[Start of Dataset content]

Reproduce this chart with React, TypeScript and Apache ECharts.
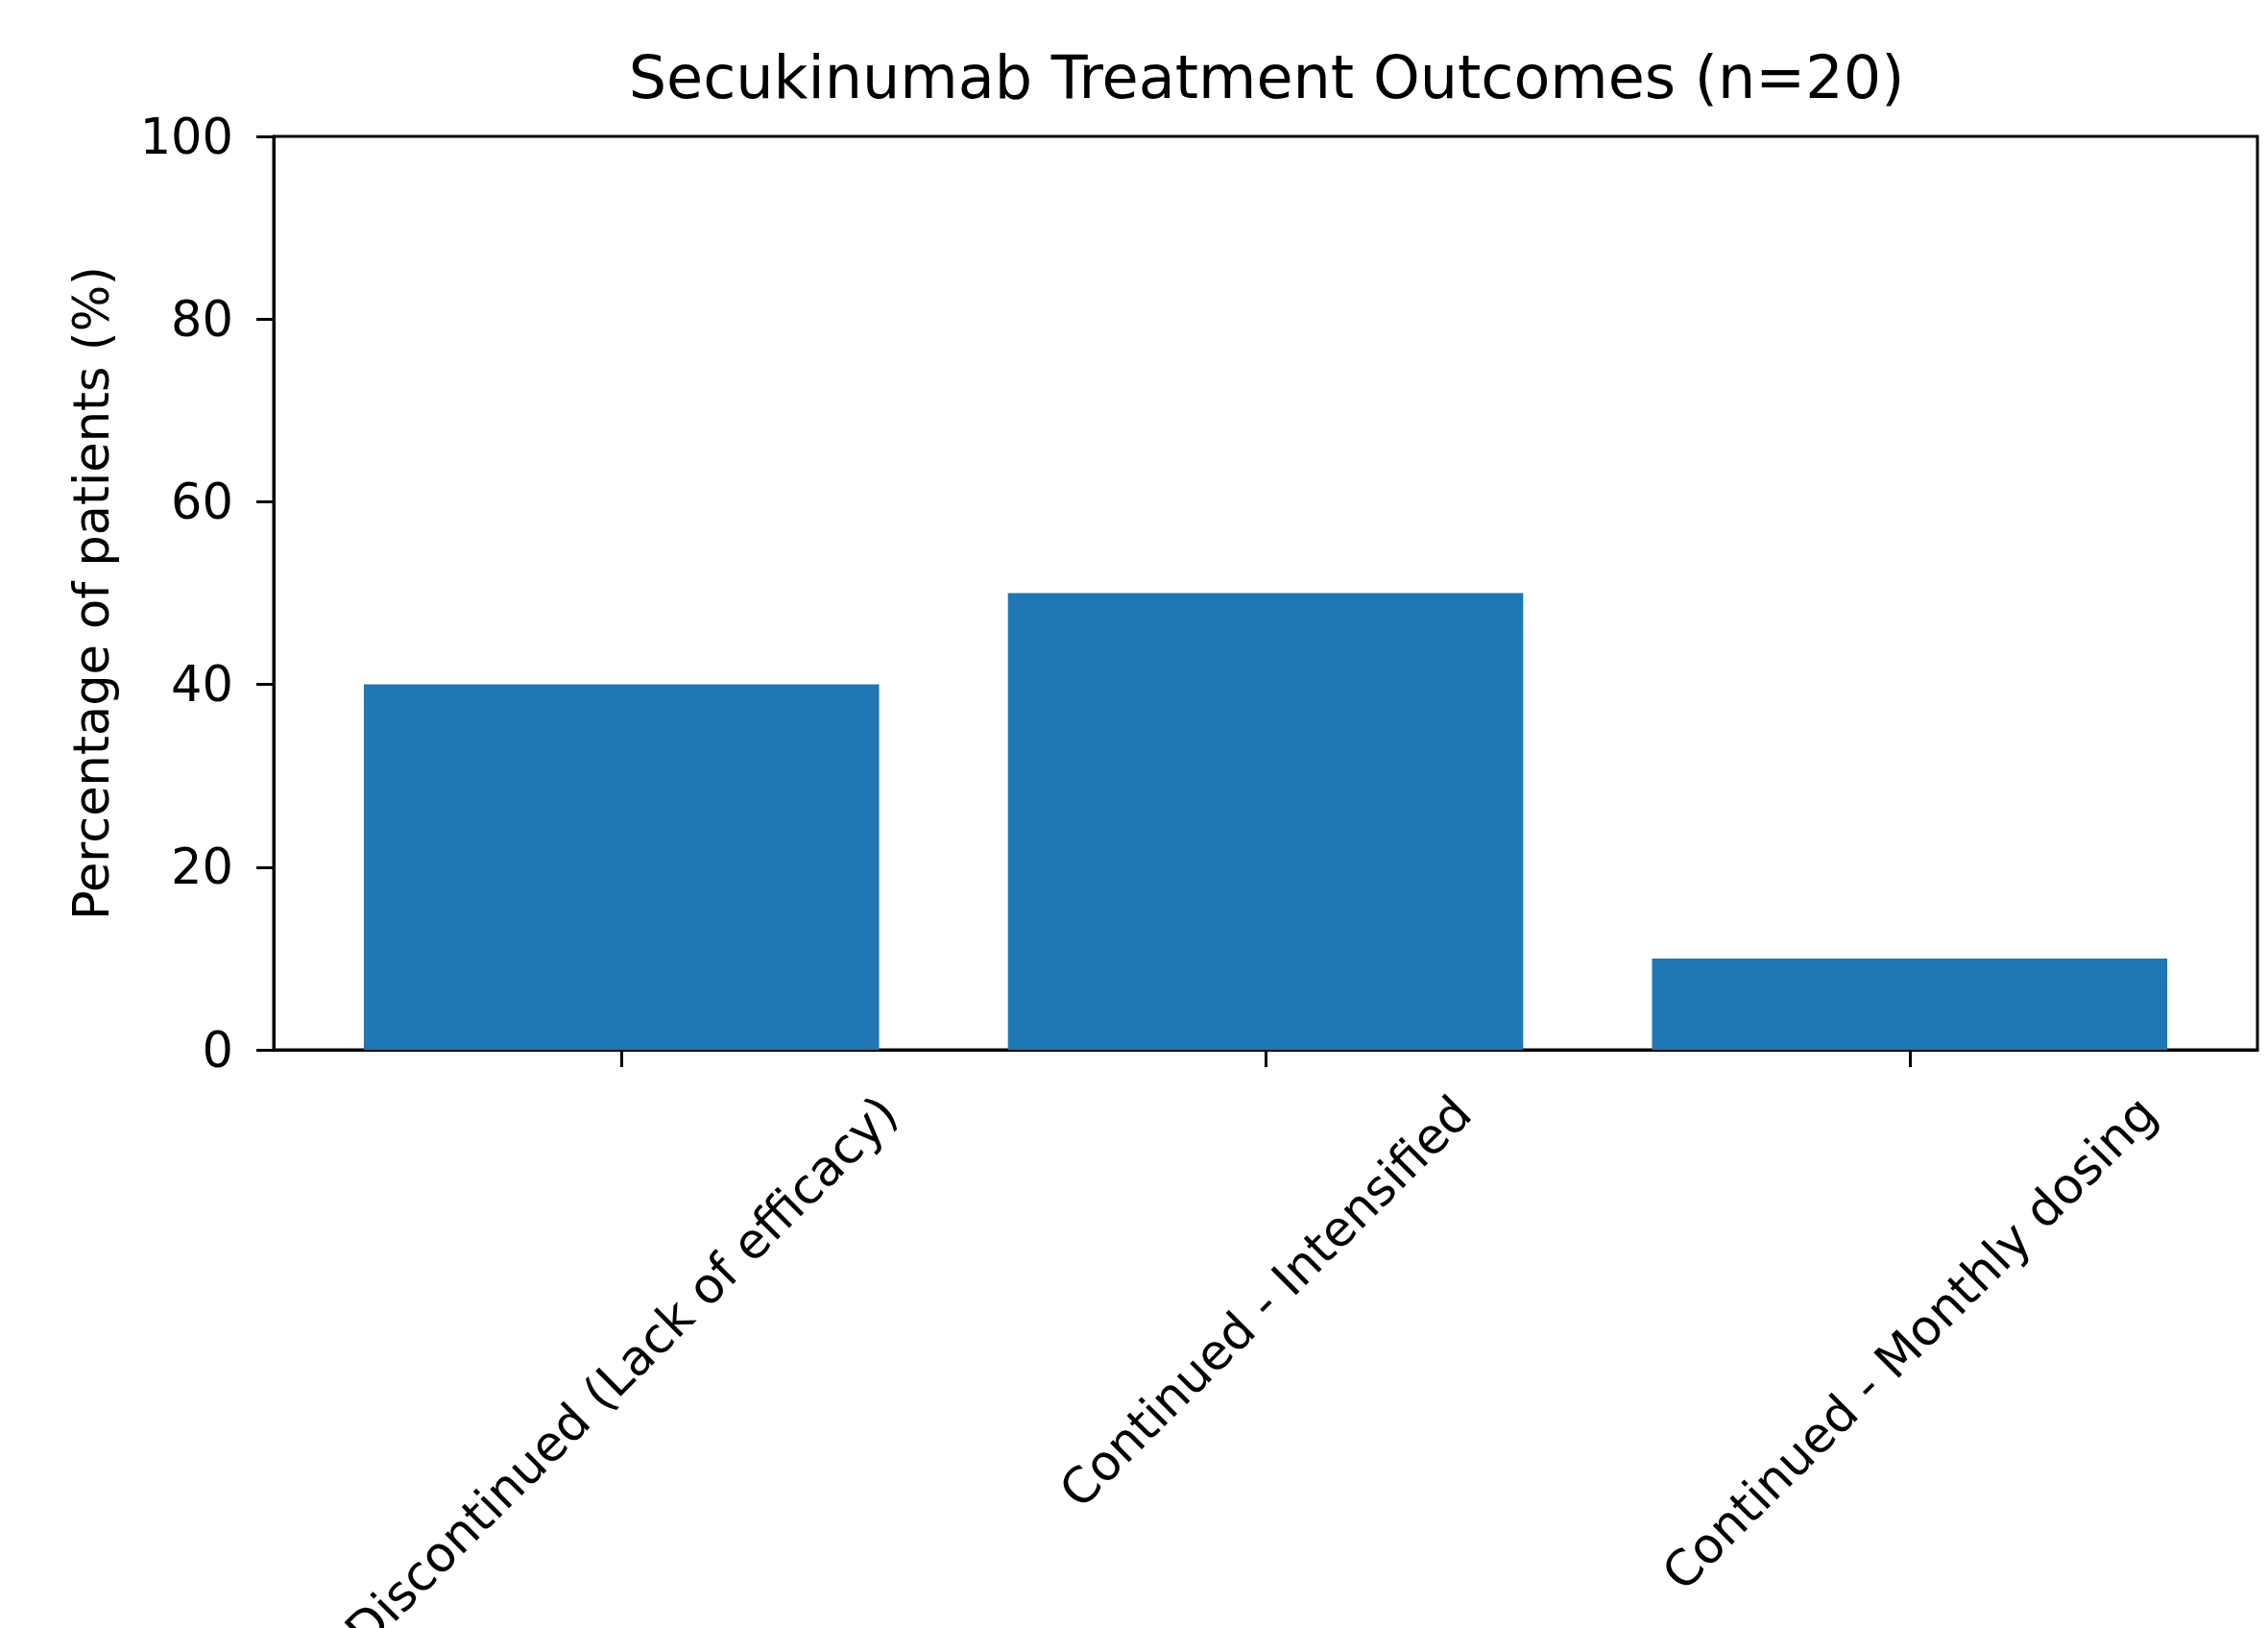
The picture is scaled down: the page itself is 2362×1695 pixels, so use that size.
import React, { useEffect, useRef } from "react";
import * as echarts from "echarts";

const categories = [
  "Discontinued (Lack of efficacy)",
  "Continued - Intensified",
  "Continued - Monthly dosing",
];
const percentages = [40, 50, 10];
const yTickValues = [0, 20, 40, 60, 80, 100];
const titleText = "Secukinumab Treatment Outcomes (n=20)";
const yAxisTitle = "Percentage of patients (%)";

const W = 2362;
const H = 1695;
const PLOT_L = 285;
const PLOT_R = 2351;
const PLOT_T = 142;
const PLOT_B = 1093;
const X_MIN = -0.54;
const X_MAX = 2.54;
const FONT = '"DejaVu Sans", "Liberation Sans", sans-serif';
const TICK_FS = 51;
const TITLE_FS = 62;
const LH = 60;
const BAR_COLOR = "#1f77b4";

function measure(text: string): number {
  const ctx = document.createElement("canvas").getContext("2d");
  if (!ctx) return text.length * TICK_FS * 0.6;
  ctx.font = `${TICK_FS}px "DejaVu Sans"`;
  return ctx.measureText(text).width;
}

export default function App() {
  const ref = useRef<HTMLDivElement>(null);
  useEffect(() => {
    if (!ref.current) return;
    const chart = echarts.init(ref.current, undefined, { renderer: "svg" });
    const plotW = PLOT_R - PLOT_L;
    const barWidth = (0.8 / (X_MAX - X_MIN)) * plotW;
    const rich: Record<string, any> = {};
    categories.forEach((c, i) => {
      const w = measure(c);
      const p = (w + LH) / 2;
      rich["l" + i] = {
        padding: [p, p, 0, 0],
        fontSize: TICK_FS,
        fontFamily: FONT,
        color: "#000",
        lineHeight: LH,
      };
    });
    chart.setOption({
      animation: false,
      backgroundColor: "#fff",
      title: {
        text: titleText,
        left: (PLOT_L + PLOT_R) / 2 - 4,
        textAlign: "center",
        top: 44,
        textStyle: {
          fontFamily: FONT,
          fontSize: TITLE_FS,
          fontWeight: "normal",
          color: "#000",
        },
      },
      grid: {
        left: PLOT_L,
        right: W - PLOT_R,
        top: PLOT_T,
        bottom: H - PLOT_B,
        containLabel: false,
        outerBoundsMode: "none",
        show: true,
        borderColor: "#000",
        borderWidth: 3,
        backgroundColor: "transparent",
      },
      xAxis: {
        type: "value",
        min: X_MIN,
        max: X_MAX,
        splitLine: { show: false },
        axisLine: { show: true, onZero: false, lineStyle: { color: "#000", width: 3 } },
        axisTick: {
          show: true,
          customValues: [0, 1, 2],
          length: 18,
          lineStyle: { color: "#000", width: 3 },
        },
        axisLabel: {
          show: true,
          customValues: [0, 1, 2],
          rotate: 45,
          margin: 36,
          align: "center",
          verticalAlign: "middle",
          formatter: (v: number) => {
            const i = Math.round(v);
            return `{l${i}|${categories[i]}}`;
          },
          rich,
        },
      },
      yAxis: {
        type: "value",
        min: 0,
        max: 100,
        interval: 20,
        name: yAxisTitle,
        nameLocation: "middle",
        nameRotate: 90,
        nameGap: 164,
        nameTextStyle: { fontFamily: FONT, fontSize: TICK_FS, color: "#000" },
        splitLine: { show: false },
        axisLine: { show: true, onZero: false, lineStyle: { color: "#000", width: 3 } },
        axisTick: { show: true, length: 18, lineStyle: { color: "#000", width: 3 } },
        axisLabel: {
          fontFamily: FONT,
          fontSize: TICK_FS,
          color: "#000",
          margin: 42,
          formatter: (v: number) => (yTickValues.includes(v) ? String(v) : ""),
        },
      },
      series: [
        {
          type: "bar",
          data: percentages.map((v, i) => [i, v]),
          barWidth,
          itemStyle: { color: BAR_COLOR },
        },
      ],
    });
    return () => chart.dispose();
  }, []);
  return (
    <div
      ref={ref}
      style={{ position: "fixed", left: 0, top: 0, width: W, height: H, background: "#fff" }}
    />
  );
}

[End of Dataset content]

■ Aim of the task:
Write out the material above again, word for word, minus its pictures.

■ Final result:
Reproduce this chart with React, TypeScript and Apache ECharts.
The picture is scaled down: the page itself is 2362×1695 pixels, so use that size.
import React, { useEffect, useRef } from "react";
import * as echarts from "echarts";

const categories = [
  "Discontinued (Lack of efficacy)",
  "Continued - Intensified",
  "Continued - Monthly dosing",
];
const percentages = [40, 50, 10];
const yTickValues = [0, 20, 40, 60, 80, 100];
const titleText = "Secukinumab Treatment Outcomes (n=20)";
const yAxisTitle = "Percentage of patients (%)";

const W = 2362;
const H = 1695;
const PLOT_L = 285;
const PLOT_R = 2351;
const PLOT_T = 142;
const PLOT_B = 1093;
const X_MIN = -0.54;
const X_MAX = 2.54;
const FONT = '"DejaVu Sans", "Liberation Sans", sans-serif';
const TICK_FS = 51;
const TITLE_FS = 62;
const LH = 60;
const BAR_COLOR = "#1f77b4";

function measure(text: string): number {
  const ctx = document.createElement("canvas").getContext("2d");
  if (!ctx) return text.length * TICK_FS * 0.6;
  ctx.font = `${TICK_FS}px "DejaVu Sans"`;
  return ctx.measureText(text).width;
}

export default function App() {
  const ref = useRef<HTMLDivElement>(null);
  useEffect(() => {
    if (!ref.current) return;
    const chart = echarts.init(ref.current, undefined, { renderer: "svg" });
    const plotW = PLOT_R - PLOT_L;
    const barWidth = (0.8 / (X_MAX - X_MIN)) * plotW;
    const rich: Record<string, any> = {};
    categories.forEach((c, i) => {
      const w = measure(c);
      const p = (w + LH) / 2;
      rich["l" + i] = {
        padding: [p, p, 0, 0],
        fontSize: TICK_FS,
        fontFamily: FONT,
        color: "#000",
        lineHeight: LH,
      };
    });
    chart.setOption({
      animation: false,
      backgroundColor: "#fff",
      title: {
        text: titleText,
        left: (PLOT_L + PLOT_R) / 2 - 4,
        textAlign: "center",
        top: 44,
        textStyle: {
          fontFamily: FONT,
          fontSize: TITLE_FS,
          fontWeight: "normal",
          color: "#000",
        },
      },
      grid: {
        left: PLOT_L,
        right: W - PLOT_R,
        top: PLOT_T,
        bottom: H - PLOT_B,
        containLabel: false,
        outerBoundsMode: "none",
        show: true,
        borderColor: "#000",
        borderWidth: 3,
        backgroundColor: "transparent",
      },
      xAxis: {
        type: "value",
        min: X_MIN,
        max: X_MAX,
        splitLine: { show: false },
        axisLine: { show: true, onZero: false, lineStyle: { color: "#000", width: 3 } },
        axisTick: {
          show: true,
          customValues: [0, 1, 2],
          length: 18,
          lineStyle: { color: "#000", width: 3 },
        },
        axisLabel: {
          show: true,
          customValues: [0, 1, 2],
          rotate: 45,
          margin: 36,
          align: "center",
          verticalAlign: "middle",
          formatter: (v: number) => {
            const i = Math.round(v);
            return `{l${i}|${categories[i]}}`;
          },
          rich,
        },
      },
      yAxis: {
        type: "value",
        min: 0,
        max: 100,
        interval: 20,
        name: yAxisTitle,
        nameLocation: "middle",
        nameRotate: 90,
        nameGap: 164,
        nameTextStyle: { fontFamily: FONT, fontSize: TICK_FS, color: "#000" },
        splitLine: { show: false },
        axisLine: { show: true, onZero: false, lineStyle: { color: "#000", width: 3 } },
        axisTick: { show: true, length: 18, lineStyle: { color: "#000", width: 3 } },
        axisLabel: {
          fontFamily: FONT,
          fontSize: TICK_FS,
          color: "#000",
          margin: 42,
          formatter: (v: number) => (yTickValues.includes(v) ? String(v) : ""),
        },
      },
      series: [
        {
          type: "bar",
          data: percentages.map((v, i) => [i, v]),
          barWidth,
          itemStyle: { color: BAR_COLOR },
        },
      ],
    });
    return () => chart.dispose();
  }, []);
  return (
    <div
      ref={ref}
      style={{ position: "fixed", left: 0, top: 0, width: W, height: H, background: "#fff" }}
    />
  );
}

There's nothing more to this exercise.